Transferable Graphical MARL for Real-Time Estimation in Dynamic Wireless Networks
Xingran Chen, Navid NaderiAlizadeh, Alejandro Ribeiro, Shirin Saeedi Bidokhti
TL;DR
The paper tackles real-time sampling and remote estimation in dynamic, multi-hop wireless networks and proposes a transferable graphical MARL framework with a Graph Recurrent Neural Network (GRNN) actor and a graph-based critic, underpinned by graphon theory to guarantee transferability across structurally similar graphs. It shows that, for oblivious policies, minimizing time-average estimation error $L^{\pi}$ is equivalent to minimizing AoI, enabling a unified optimization objective. The framework achieves scale-invariant, transferable policies whose performance improves with network size and under recurrence, and theoretical results bound the transferability error via graph sampling, signal sampling, and filter Lipschitz properties. Extensive experiments on synthetic and real networks demonstrate superior performance over baselines, strong cross-scale transferability, and enhanced robustness to non-stationarity when recurrence is used.
Abstract
We study real-time sampling and estimation of autoregressive Markovian sources in decentralized and dynamic multi-hop networks that share similar structures. Nodes cache neighboring samples and communicate over wireless collision channels.

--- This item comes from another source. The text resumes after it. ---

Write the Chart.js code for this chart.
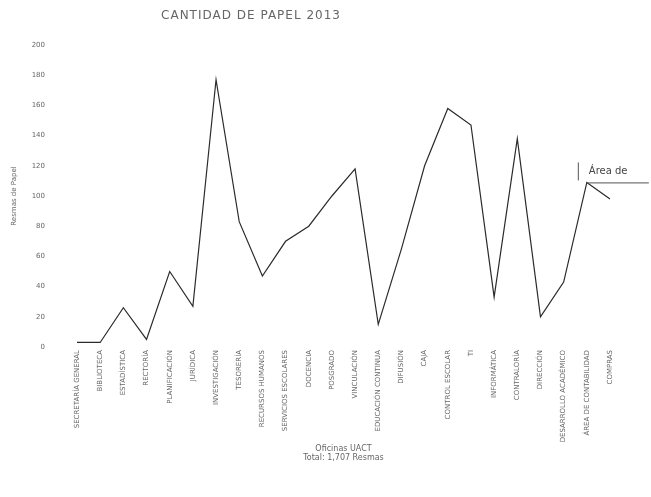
<!DOCTYPE html>
<html>
<head>
<meta charset="utf-8">
<script src="https://cdn.jsdelivr.net/npm/chart.js@4"></script>
<style>
  body { margin: 0; background: #fff; }
  #wrap { width: 651px; height: 497px; }
</style>
</head>
<body>
<div id="wrap"><canvas id="papelChart"></canvas></div>
<script>
const oficinas = [
  "SECRETARÍA GENERAL", "BIBLIOTECA", "ESTADÍSTICA", "RECTORÍA",
  "PLANIFICACIÓN", "JURÍDICA", "INVESTIGACIÓN", "TESORERÍA",
  "RECURSOS HUMANOS", "SERVICIOS ESCOLARES", "DOCENCIA", "POSGRADO",
  "VINCULACIÓN", "EDUCACIÓN CONTINUA", "DIFUSIÓN", "CAJA",
  "CONTROL ESCOLAR", "TI", "INFORMÁTICA", "CONTRALORÍA",
  "DIRECCIÓN", "DESARROLLO ACADÉMICO", "ÁREA DE CONTABILIDAD", "COMPRAS"
];
const resmas = [3, 3, 26, 5, 50, 27, 177, 83, 47, 70, 80, 100,
  118, 15, 65, 120, 158, 147, 33, 138, 20, 43, 109, 98];
const yTicks = [0, 20, 40, 60, 80, 100, 120, 140, 160, 180, 200];
const titulo = "CANTIDAD DE PAPEL 2013";
const tituloX = ["Oficinas UACT", "Total: 1,707 Resmas"];
const tituloY = "Resmas de Papel";
const indiceNota = 22;
const textoNota = "Área de";

const gris = "#666";

// titulo principal y nota sobre el punto
const textos = {
  id: "textos",
  afterDraw(chart) {
    const ctx = chart.ctx;
    ctx.save();
    ctx.fillStyle = gris;
    ctx.font = "12px 'DejaVu Sans'";
    ctx.textAlign = "center";
    ctx.textBaseline = "middle";
    if ("letterSpacing" in ctx) ctx.letterSpacing = "1px";
    ctx.fillText(titulo, 251, 16);
    if ("letterSpacing" in ctx) ctx.letterSpacing = "0px";

    const pt = chart.getDatasetMeta(0).data[indiceNota];
    ctx.font = "10px 'DejaVu Sans'";
    ctx.textAlign = "left";
    ctx.fillStyle = "#444";
    ctx.fillText(textoNota, pt.x + 2, pt.y - 11);
    ctx.strokeStyle = "#555";
    ctx.lineWidth = 1;
    ctx.beginPath();
    ctx.moveTo(pt.x, pt.y + 0.5);
    ctx.lineTo(pt.x + 62, pt.y + 0.5);
    ctx.moveTo(pt.x - 8.5, pt.y - 20);
    ctx.lineTo(pt.x - 8.5, pt.y - 2);
    ctx.stroke();
    ctx.restore();
  }
};

new Chart(document.getElementById("papelChart"), {
  type: "line",
  data: {
    labels: oficinas,
    datasets: [{
      label: "Resmas",
      data: resmas,
      borderColor: "#2b2b2b",
      borderWidth: 1.2,
      pointRadius: 0,
      tension: 0,
      fill: false
    }]
  },
  options: {
    responsive: true,
    maintainAspectRatio: false,
    animation: false,
    layout: { padding: { top: 45, right: 41, left: 0, bottom: 0 } },
    plugins: {
      legend: { display: false },
      tooltip: { enabled: false },
      title: { display: false }
    },
    scales: {
      x: {
        offset: false,
        grid: { display: false, drawTicks: false },
        border: { display: false },
        ticks: {
          color: gris,
          font: { size: 7, family: "DejaVu Sans" },
          maxRotation: 90,
          minRotation: 90,
          autoSkip: false,
          padding: 3
        },
        title: {
          display: true,
          text: tituloX,
          color: gris,
          font: { size: 8, family: "DejaVu Sans" },
          padding: { top: 0, bottom: 34 }
        },
        afterFit: (scale) => { scale.height = 150; }
      },
      y: {
        min: 0,
        max: 200,
        afterBuildTicks: (scale) => { scale.ticks = yTicks.map((v) => ({ value: v })); },
        grid: { display: false, drawTicks: false },
        border: { display: false },
        ticks: {
          color: gris,
          font: { size: 7, family: "DejaVu Sans" },
          padding: 32
        },
        title: {
          display: true,
          text: tituloY,
          color: gris,
          font: { size: 7, family: "DejaVu Sans" },
          padding: { top: 10, bottom: 0 }
        },
        afterFit: (scale) => { scale.width = 77; }
      }
    }
  },
  plugins: [textos]
});
</script>
</body>
</html>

The objective is to minimize the time-average estimation error and/or the age of information under decentralized policies, which we address by developing a unified graphical multi-agent reinforcement learning framework. A key feature of the framework is its transferability, enabled by the fact that the number of trainable parameters is independent of the number of agents, allowing a learned policy to be directly deployed on dynamic yet structurally similar graphs without re-training. Building on this design, we establish rigorous theoretical guarantees on the transferability of the resulting policies. Numerical experiments demonstrate that (i) our method outperforms state-of-the-art baselines on dynamic graphs; (ii) the trained policies transfer well to larger networks, with performance gains increasing with the number of nodes; and (iii) incorporating recurrence is crucial, enhancing resilience to non-stationarity in both independent learning and centralized training with decentralized execution.